#### Written instruction:
Start at the line that contains "Output the Python", stop at the line that contains "plt.rcParams['font.family'] = [FONT, 'DejaVu", and repeat every line in that span, those two included, with no pictures.
------ Record excerpts ------
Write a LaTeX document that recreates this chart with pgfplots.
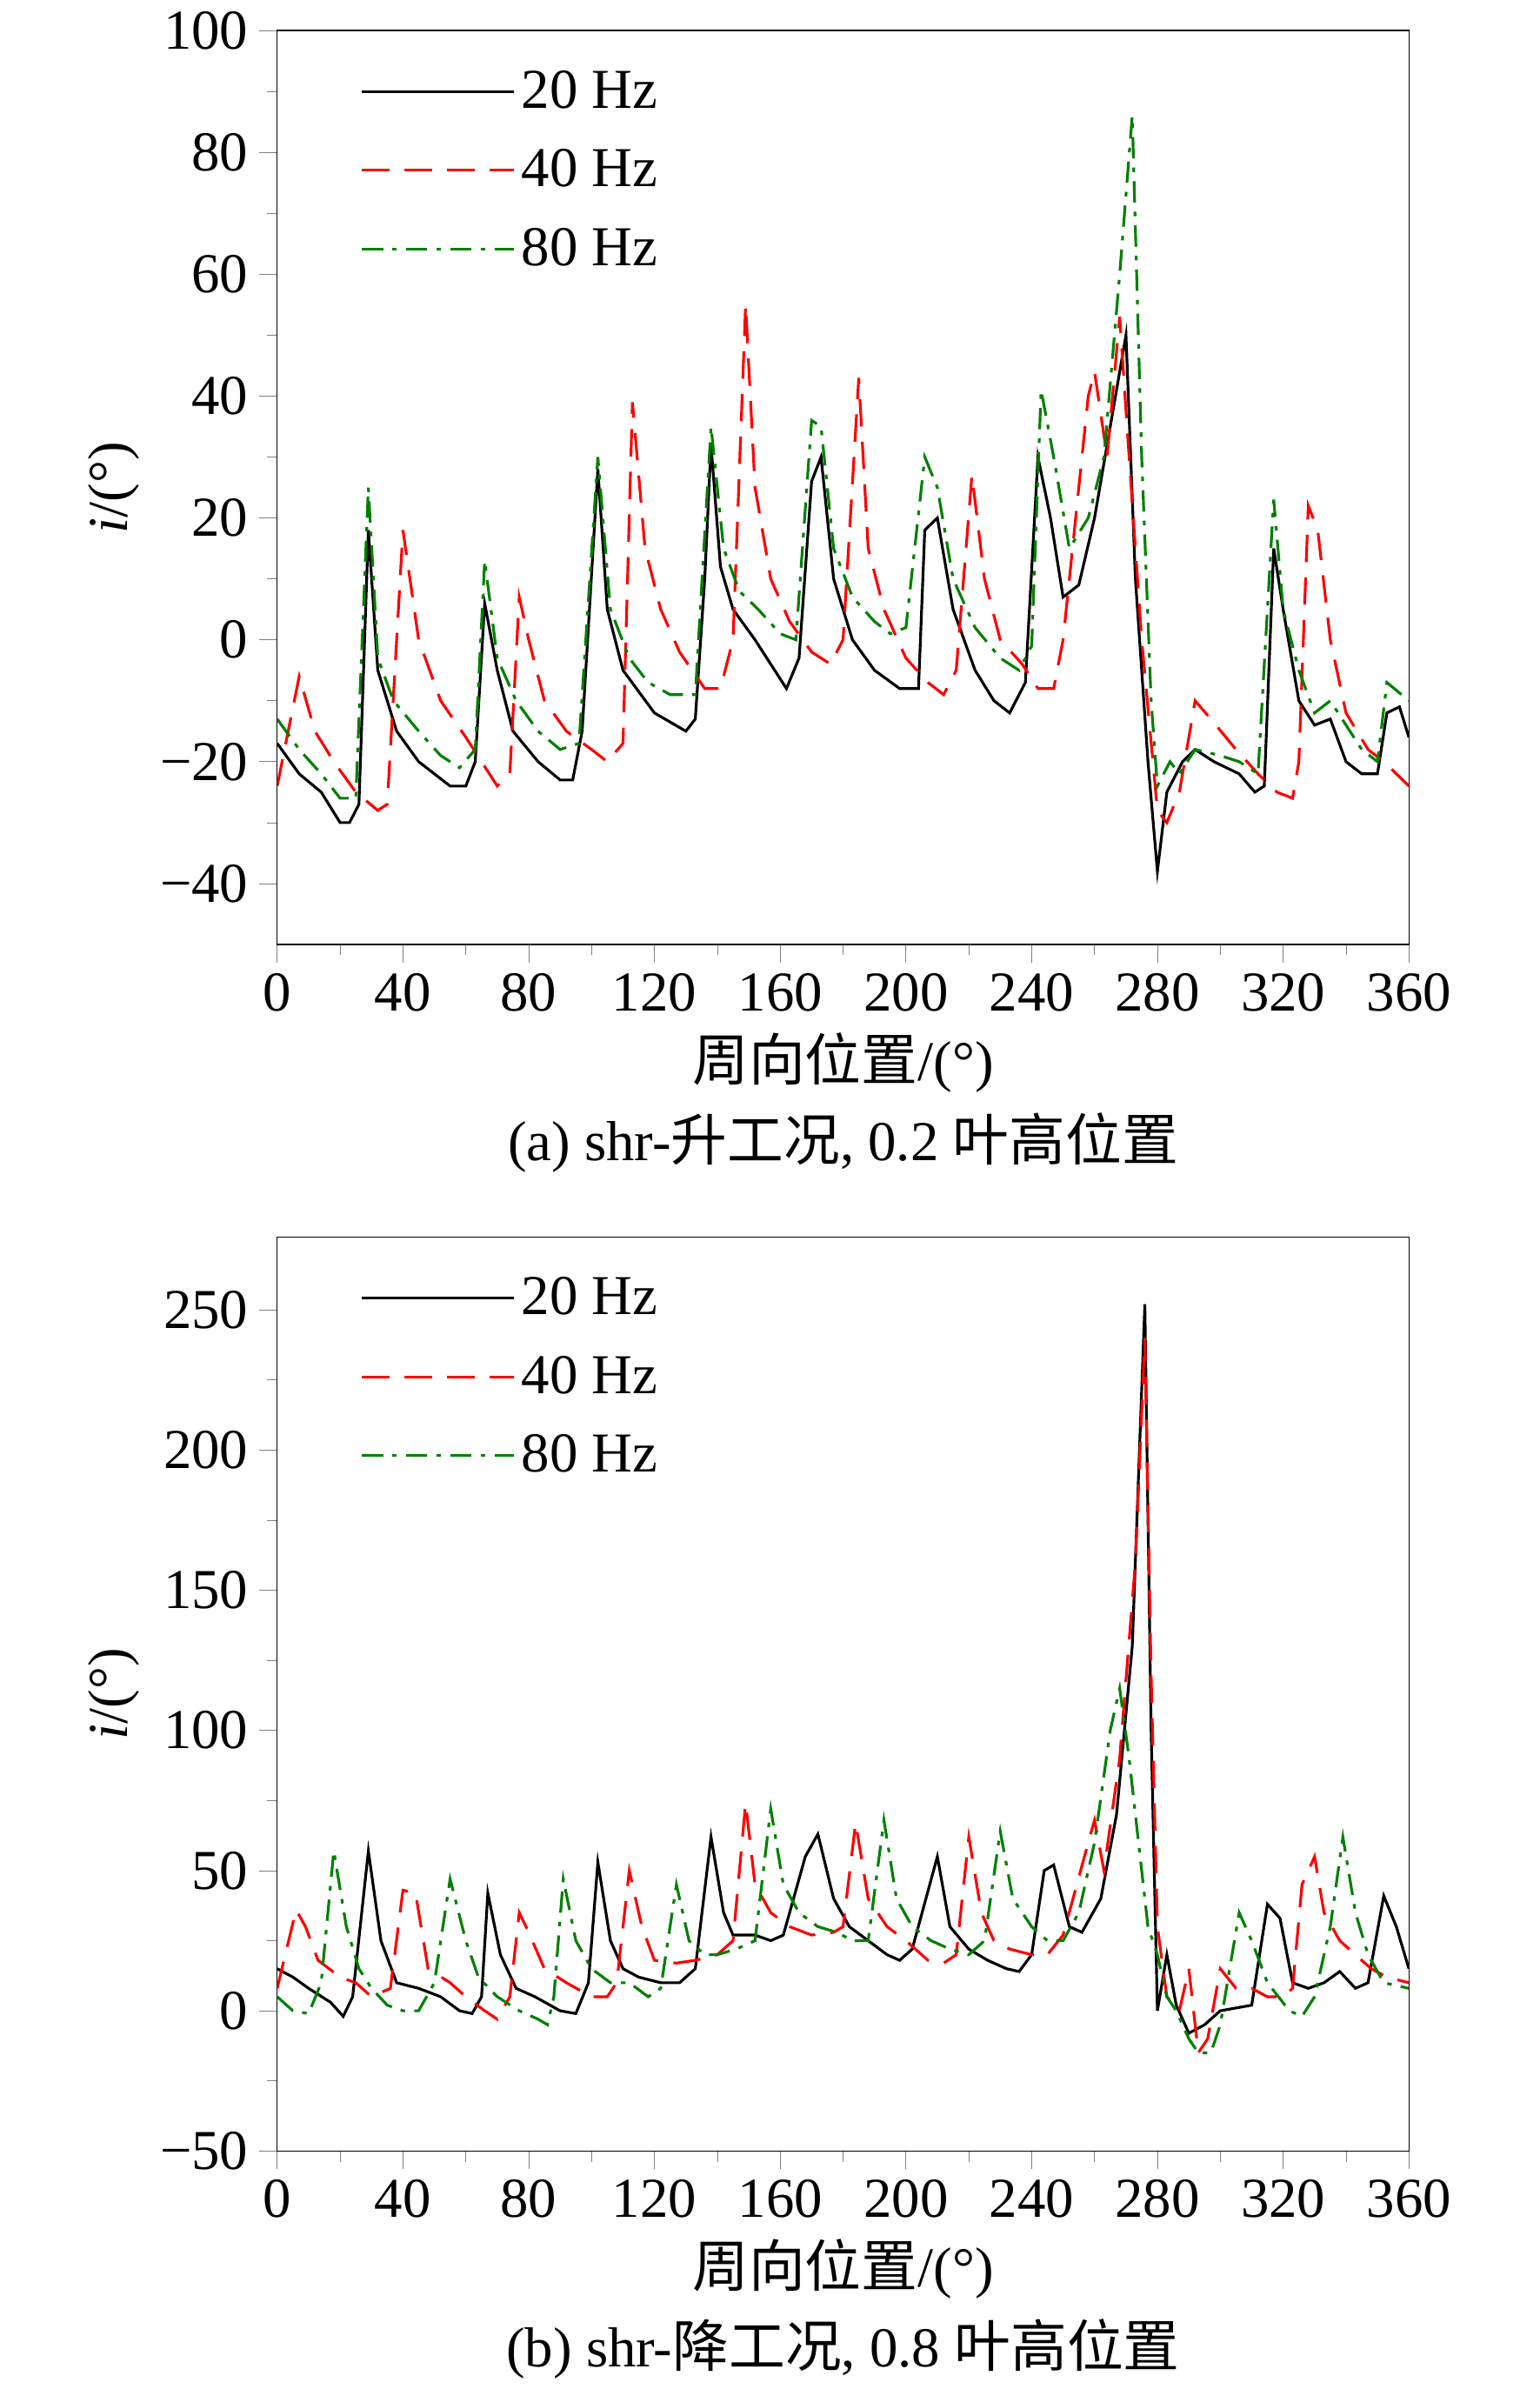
\documentclass[border=0pt]{standalone}
\usepackage{pgfplots}
\pgfplotsset{compat=1.18}
\usepackage{fontspec}
\setmainfont{Liberation Serif}
\newfontfamily\cjk{Noto Sans CJK SC}
\definecolor{dgreen}{RGB}{0,128,0}
\pgfplotsset{
 myax/.style={width=371.5pt,height=300pt,scale only axis,xmin=0,xmax=360,
  xtick={0,40,...,360},minor x tick num=1,minor y tick num=1,
  tick align=outside,xtick pos=bottom,ytick pos=left,
  major tick length=6pt,minor tick length=3.5pt,
  tick label style={font=\fontsize{18.5}{21}\selectfont},
  label style={font=\fontsize{18.5}{21}\selectfont},
  /pgf/number format/assume math mode=true,
  xlabel={{\cjk 周向位置}/(°)},ylabel={\textit{i}/(°)},
  legend style={at={(0.065,0.97)},anchor=north west,draw=none,fill=none,font=\fontsize{18.5}{21}\selectfont,row sep=8pt},
  legend cell align=left,
  legend image code/.code={\draw[#1] (0pt,0pt) -- (50pt,0pt);},
 },
 b/.style={black,line width=0.9pt},
 r/.style={red,line width=0.9pt,dash pattern=on 9pt off 5pt},
 g/.style={dgreen,line width=0.9pt,dash pattern=on 7pt off 3pt on 1.5pt off 3pt},
}
\begin{document}
\begin{tikzpicture}
\begin{axis}[myax,ymin=-50,ymax=100,ytick={-40,-20,...,100},yticklabels={−40,−20,0,20,40,60,80,100},name=a]
\addplot[b] coordinates {(0,-17)(7,-22)(14,-25)(20,-30)(23,-30)(26,-27)(29,18)(32,-5)(38,-15)(45,-20)(50,-22)(55,-24)(60,-24)(63,-20)(66,6)(70,-5)(75,-15)(83,-20)(90,-23)(94,-23)(97,-15)(102,28)(105,5)(110,-5)(120,-12)(130,-15)(133,-13)(136,10)(138,32)(141,12)(145,5)(152,0)(162,-8)(166,-3)(170,26)(173,30)(177,10)(183,0)(190,-5)(198,-8)(204,-8)(206,18)(210,20)(215,5)(222,-5)(228,-10)(233,-12)(238,-7)(242,30)(246,20)(250,7)(255,9)(260,20)(265,35)(270,50)(273,10)(277,-20)(280,-38)(283,-25)(288,-20)(292,-18)(298,-20)(306,-22)(311,-25)(314,-24)(317,15)(320,5)(325,-10)(330,-14)(335,-13)(340,-20)(345,-22)(350,-22)(353,-12)(357,-11)(360,-16)};
\addlegendentry{20 Hz}
\addplot[r] coordinates {(0,-24)(7,-6)(12,-15)(18,-20)(25,-25)(32,-28)(35,-27)(40,18)(45,0)(52,-10)(60,-16)(65,-20)(70,-24)(74,-22)(77,7)(80,0)(85,-10)(92,-15)(100,-18)(105,-20)(110,-17)(113,39)(117,15)(122,5)(128,-2)(136,-8)(141,-8)(145,0)(149,55)(152,25)(157,10)(163,3)(170,-2)(176,-4)(180,0)(185,43)(188,15)(193,5)(200,-3)(207,-7)(212,-9)(216,-5)(221,27)(225,10)(230,0)(237,-4)(242,-8)(247,-8)(250,0)(258,40)(260,44)(264,30)(268,53)(271,30)(275,0)(280,-28)(283,-30)(287,-25)(292,-10)(297,-13)(305,-18)(312,-22)(318,-25)(323,-26)(325,-20)(328,22)(331,18)(335,0)(340,-12)(347,-18)(352,-20)(360,-24)};
\addlegendentry{40 Hz}
\addplot[g] coordinates {(0,-13)(7,-18)(14,-22)(20,-26)(25,-26)(29,25)(32,-3)(37,-10)(45,-15)(52,-19)(58,-21)(63,-18)(66,13)(70,-3)(76,-10)(83,-15)(90,-18)(96,-17)(102,30)(106,5)(112,-3)(118,-7)(125,-9)(133,-9)(138,35)(142,15)(147,8)(153,5)(160,1)(165,0)(170,36)(173,35)(177,15)(183,7)(190,3)(195,1)(200,2)(206,30)(210,25)(215,10)(222,2)(230,-3)(236,-5)(240,-1)(243,41)(247,30)(252,15)(258,20)(263,30)(268,60)(272,86)(275,30)(278,-10)(280,-24)(284,-20)(287,-22)(292,-18)(300,-19)(306,-20)(312,-22)(317,23)(320,5)(325,-5)(330,-12)(335,-10)(340,-14)(345,-18)(350,-20)(353,-7)(360,-10)};
\addlegendentry{80 Hz}
\end{axis}
\node[font=\fontsize{18.5}{21}\selectfont] at ([yshift=-65pt]a.south) {(a) shr-{\cjk 升工况}, 0.2 {\cjk 叶高位置}};
\begin{axis}[myax,ymin=-50,ymax=276,ytick={-50,0,...,250},yticklabels={−50,0,50,100,150,200,250},yshift=-396pt,name=bb]
\addplot[b] coordinates {(0,15)(5,12)(10,8)(17,3)(21,-2)(24,5)(29,57)(33,25)(38,10)(45,8)(52,5)(58,0)(62,-1)(65,5)(67,42)(71,20)(76,8)(82,5)(90,0)(95,-1)(99,10)(102,53)(106,25)(110,15)(115,12)(122,10)(128,10)(133,15)(138,62)(142,35)(145,27)(152,27)(157,25)(161,27)(168,55)(172,63)(177,40)(182,30)(188,25)(194,20)(198,18)(202,22)(210,55)(214,30)(220,22)(226,18)(232,15)(236,14)(240,20)(244,50)(247,52)(252,30)(256,28)(262,40)(267,70)(272,130)(276,252)(278,100)(280,0)(283,20)(286,2)(290,-8)(295,-5)(300,0)(305,1)(310,2)(315,38)(319,33)(323,10)(328,8)(333,10)(338,14)(343,8)(347,10)(352,41)(356,30)(360,15)};
\addlegendentry{20 Hz}
\addplot[r] coordinates {(0,8)(6,36)(9,30)(13,18)(20,12)(25,10)(30,5)(36,8)(40,43)(44,42)(48,15)(55,10)(60,5)(66,0)(70,-3)(74,5)(77,35)(80,28)(85,15)(92,10)(100,5)(105,5)(108,10)(112,50)(116,30)(120,18)(127,17)(133,18)(140,20)(145,25)(149,74)(152,45)(157,35)(163,30)(170,27)(177,28)(180,30)(184,67)(188,40)(194,30)(200,25)(207,18)(212,17)(216,20)(220,62)(224,35)(228,25)(233,22)(240,20)(245,20)(250,27)(258,60)(260,68)(263,50)(268,90)(273,160)(276,240)(278,120)(280,30)(283,5)(287,0)(290,15)(293,-15)(296,-10)(300,15)(305,8)(310,8)(315,5)(320,5)(323,8)(326,45)(330,55)(333,35)(338,25)(343,20)(348,15)(353,12)(360,10)};
\addlegendentry{40 Hz}
\addplot[g] coordinates {(0,5)(5,0)(10,-1)(14,10)(18,57)(22,30)(26,15)(30,8)(35,2)(40,0)(45,0)(50,10)(55,47)(60,25)(64,12)(70,5)(77,0)(83,-3)(86,-5)(88,5)(91,47)(95,25)(100,15)(106,10)(112,10)(118,5)(122,8)(127,45)(131,25)(136,20)(140,20)(146,22)(152,25)(157,72)(161,45)(166,35)(172,30)(178,28)(183,25)(188,25)(193,68)(197,40)(202,30)(208,25)(214,22)(220,20)(225,25)(230,64)(234,40)(240,30)(245,25)(250,25)(255,35)(260,60)(265,100)(268,115)(271,90)(274,60)(277,30)(280,20)(283,5)(286,0)(290,-10)(293,-15)(297,-15)(300,-5)(306,35)(310,25)(315,10)(322,0)(326,-2)(330,5)(335,30)(339,62)(343,35)(347,20)(352,10)(360,8)};
\addlegendentry{80 Hz}
\end{axis}
\node[font=\fontsize{18.5}{21}\selectfont] at ([yshift=-65pt]bb.south) {(b) shr-{\cjk 降工况}, 0.8 {\cjk 叶高位置}};
\path ([xshift=-91pt,yshift=10pt]a.north west) rectangle ([xshift=43pt,yshift=-78pt]bb.south east);
\end{tikzpicture}
\end{document}
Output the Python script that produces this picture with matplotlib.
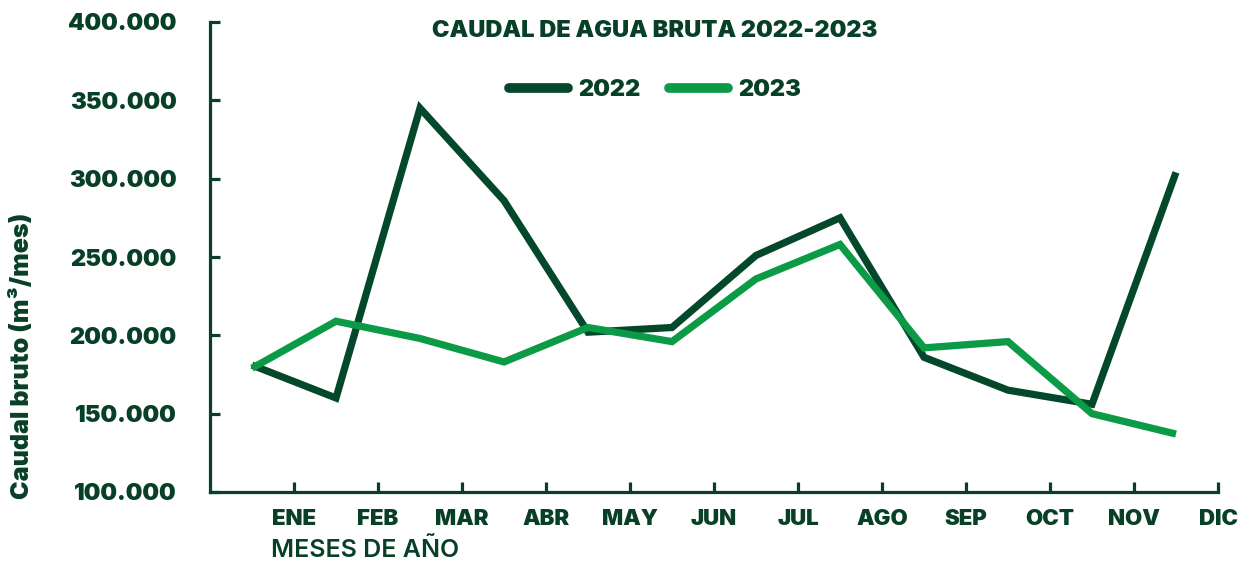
import matplotlib
matplotlib.use("Agg")
import matplotlib.pyplot as plt
from matplotlib.lines import Line2D

months = ["ENE", "FEB", "MAR", "ABR", "MAY", "JUN", "JUL", "AGO", "SEP", "OCT", "NOV", "DIC"]
caudal_2022 = [181000, 160000, 345000, 286000, 202000, 205000, 251000, 275000, 186000, 165000, 156000, 304000]
caudal_2023 = [179000, 209000, 198000, 183000, 205000, 196000, 236000, 258000, 192000, 196000, 150000, 137000]
yticks = [100000, 150000, 200000, 250000, 300000, 350000, 400000]
ytick_labels = ["100.000", "150.000", "200.000", "250.000", "300.000", "350.000", "400.000"]

TXT = "#073f27"
C22 = "#03482b"
C23 = "#0b9a45"
FONT = "Inter"

plt.rcParams['font.family'] = [FONT, 'DejaVu Sans']

W, H = 1246, 562
fig = plt.figure(figsize=(W / 100, H / 100), dpi=100)
ax = fig.add_axes([210 / W, (H - 492) / H, (1218 - 210) / W, (492 - 22) / H])

xpos = [i + 0.5 for i in range(len(months))]
ax.plot(xpos, caudal_2022, color=C22, lw=5.2, solid_joinstyle='miter', solid_capstyle='butt', zorder=3)
ax.plot(xpos, caudal_2023, color=C23, lw=5.2, solid_joinstyle='miter', solid_capstyle='butt', zorder=3)

ax.set_xlim(0, 12)
ax.set_ylim(100000, 400000)
ax.set_xticks(range(1, 13))
ax.set_xticklabels(months)
ax.set_yticks(yticks)
ax.set_yticklabels(ytick_labels)

for s in ["top", "right"]:
    ax.spines[s].set_visible(False)
for s in ["left", "bottom"]:
    ax.spines[s].set_color(TXT)
    ax.spines[s].set_linewidth(2.3)

ax.tick_params(axis='x', direction='in', length=7, width=2.3, color=TXT, pad=12,
               labelsize=16, labelcolor=TXT)
ax.tick_params(axis='y', direction='in', length=7, width=2.3, color=TXT, pad=24,
               labelsize=17, labelcolor=TXT)
for lab in ax.get_xticklabels() + ax.get_yticklabels():
    lab.set_fontweight('black')

fig.text(655 / W, 1 - 31 / H, "CAUDAL DE AGUA BRUTA 2022-2023", ha='center', va='center',
         fontsize=17, fontweight='black', color=TXT)

# legend
handles = [Line2D([0], [0], color=C22, lw=7, solid_capstyle='round'),
           Line2D([0], [0], color=C23, lw=7, solid_capstyle='round')]
leg = fig.legend(handles, ["2022", "2023"], loc='center', bbox_to_anchor=(655 / W, 1 - 90 / H),
                 ncol=2, frameon=False, handlelength=2.5, handletextpad=0.45, columnspacing=1.2,
                 prop={'family': FONT, 'weight': 'black', 'size': 17})
for t in leg.get_texts():
    t.set_color(TXT)

fig.text(271 / W, 1 - 550 / H, "MESES DE AÑO", ha='left', va='center',
         fontsize=18, fontweight='semibold', color=TXT)
fig.text(22 / W, 1 - 356 / H, "Caudal bruto (m³/mes)", ha='center', va='center', rotation=90,
         fontsize=18, fontweight='black', color=TXT)

fig.savefig("out.png", dpi=100, facecolor='white')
------
#### Output for this task:
Output the Python script that produces this picture with matplotlib.
import matplotlib
matplotlib.use("Agg")
import matplotlib.pyplot as plt
from matplotlib.lines import Line2D

months = ["ENE", "FEB", "MAR", "ABR", "MAY", "JUN", "JUL", "AGO", "SEP", "OCT", "NOV", "DIC"]
caudal_2022 = [181000, 160000, 345000, 286000, 202000, 205000, 251000, 275000, 186000, 165000, 156000, 304000]
caudal_2023 = [179000, 209000, 198000, 183000, 205000, 196000, 236000, 258000, 192000, 196000, 150000, 137000]
yticks = [100000, 150000, 200000, 250000, 300000, 350000, 400000]
ytick_labels = ["100.000", "150.000", "200.000", "250.000", "300.000", "350.000", "400.000"]

TXT = "#073f27"
C22 = "#03482b"
C23 = "#0b9a45"
FONT = "Inter"

plt.rcParams['font.family'] = [FONT, 'DejaVu Sans']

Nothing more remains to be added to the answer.